- Founder: Unknown
- Founded: 1964
- Dates active: 1964–1985 (urban guerrilla group); 1985–2009 (political party); 2009–present (activist group);
- Country: Brazil
- Ideology: Marxism-Leninism; Revolutionary Socialism;
- Political position: Far-left
- Status: Active

= 8th October Revolutionary Movement =

Brazilian communist group

8th October Revolutionary Movement (Portuguese: Movimento Revolucionário 8 de Outubro, MR8) was a Marxist political organization that took part in armed struggle against the military dictatorship in Brazil. It was formed in 1964 among college students in the city of Niterói, in the state of Rio de Janeiro, originally being called Rio de Janeiro Dissidence (DI-RJ). It was later renamed in memory of the day in which Ernesto "Che" Guevara was captured in Bolivia, on 8 October 1967.

Today it takes part in popular political movements and publishes the newspaper Hora do Povo. It is also responsible for the Free Fatherland Party, founded in 2009 and integrated into the Communist Party of Brazil in 2019.

== History ==
Resulting from a split by college students from the Brazilian Communist Party, the DI-RJ (later renamed MR-8 in 1967) acted within student's movements, as well as in early armed resistance, in 1968. Broken up by the Brazilian army in early 1969, the remaining survivors who were still free joined the members of the Communist Dissidence of Guanabara (DI-GB), active since 1966 in political demonstrations under the leadership of Vladimir Palmeira, to form a "new" MR-8. The organization, by then already acting as an urban guerrilla, became nationally and internationally known through its central role in the kidnapping of the American ambassador in Brazil Charles Burke Elbrick, in September 1969. The kidnapping was a joint action with the National Liberation Action (ALN), from São Paulo, and was done primarily to negotiate the freedom of leader student activist Vladimir Palmeira, jailed since 1968.

On the trail of the ambassador's kidnapping, some members of the group were killed for not surrendering and resisting imminent arrest.
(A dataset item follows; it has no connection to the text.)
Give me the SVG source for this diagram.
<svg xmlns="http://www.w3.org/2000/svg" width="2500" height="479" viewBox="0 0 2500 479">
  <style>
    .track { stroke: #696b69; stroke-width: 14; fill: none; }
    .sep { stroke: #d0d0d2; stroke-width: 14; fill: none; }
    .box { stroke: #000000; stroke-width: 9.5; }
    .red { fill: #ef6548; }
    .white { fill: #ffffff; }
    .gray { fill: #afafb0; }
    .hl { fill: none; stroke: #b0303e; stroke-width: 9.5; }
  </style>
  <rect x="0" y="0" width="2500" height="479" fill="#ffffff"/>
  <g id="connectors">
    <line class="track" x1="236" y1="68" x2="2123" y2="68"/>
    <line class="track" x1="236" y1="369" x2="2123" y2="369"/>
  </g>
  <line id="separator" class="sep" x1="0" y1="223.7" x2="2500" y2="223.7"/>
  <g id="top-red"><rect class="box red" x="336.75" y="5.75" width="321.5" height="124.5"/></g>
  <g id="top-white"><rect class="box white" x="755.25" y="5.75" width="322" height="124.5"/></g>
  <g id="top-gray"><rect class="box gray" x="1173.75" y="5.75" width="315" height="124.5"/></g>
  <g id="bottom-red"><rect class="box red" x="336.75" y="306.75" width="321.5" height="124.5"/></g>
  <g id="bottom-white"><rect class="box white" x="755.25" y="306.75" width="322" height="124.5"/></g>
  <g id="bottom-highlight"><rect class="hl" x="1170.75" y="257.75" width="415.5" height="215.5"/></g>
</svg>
Even so, in the following years, armed operations by MR-8 such as bank robberies followed in Rio de Janeiro. In 1971, after the near complete disintegration of the People's Revolutionary Vanguard (VPR), Carlos Lamarca, an ex-capitain who lead the VPR, joined the MR-8. His then partner, Iara Iavelberg, was already a militant within MR-8. Carlos Lamarca, however, was killed in the countryside of Bahia, following the death of Iara in Salvador.

Most of the militants exiled to Chile in 1972, and later on the group was restructured under a different orientation. The preference for armed action gave place to peaceful political action, and MR8 began acting within the MDB, having Orestes Quercia as their main leader. The group began publishing their Hora do Povo newspaper.

Besides Carlos Lamarca and Iara Iavelberg, Fernando Gabeira, Franklin Martins, Cid Benjamin, Cláudio Torres da Silva, Vera Silvia Magalhães (all of those participants in the kidnapping of Elbrick), César Benjamin, Stuart Angel Jones, Daniel Aarão Reis Filho, José Roberto Spiegner, Miguel Ferreira da Costa, João Lopes Salgado, Reinaldo Silveira Pimenta, Félix Escobar Sobrinho, Marilene Villas-Boas Pinto, Lucas Gregorio, Márcia Ferreira da Costa, Franklin de Mattos, Alfredo Iser, João Manoel Fernandes and others acted in MR-8, and many of them were killed in the fight against the military dictatorship. According to the National Truth Commission, between 1946 and 1988, 434 opponents of the military regime were either killed or "disappeared", the vast majority of them between 1964 and 1988.

The MR-8 is still active today, working with several political and social movements, for example as a current within MDB and, formerly, PSDB, as well as with trade unions and student's movements, in which several of their militants were part of different directories of UNE. Its youth wing is 8 October Revolutionary Youth. A significant number of its members founded the Free Fatherland Party in 2009.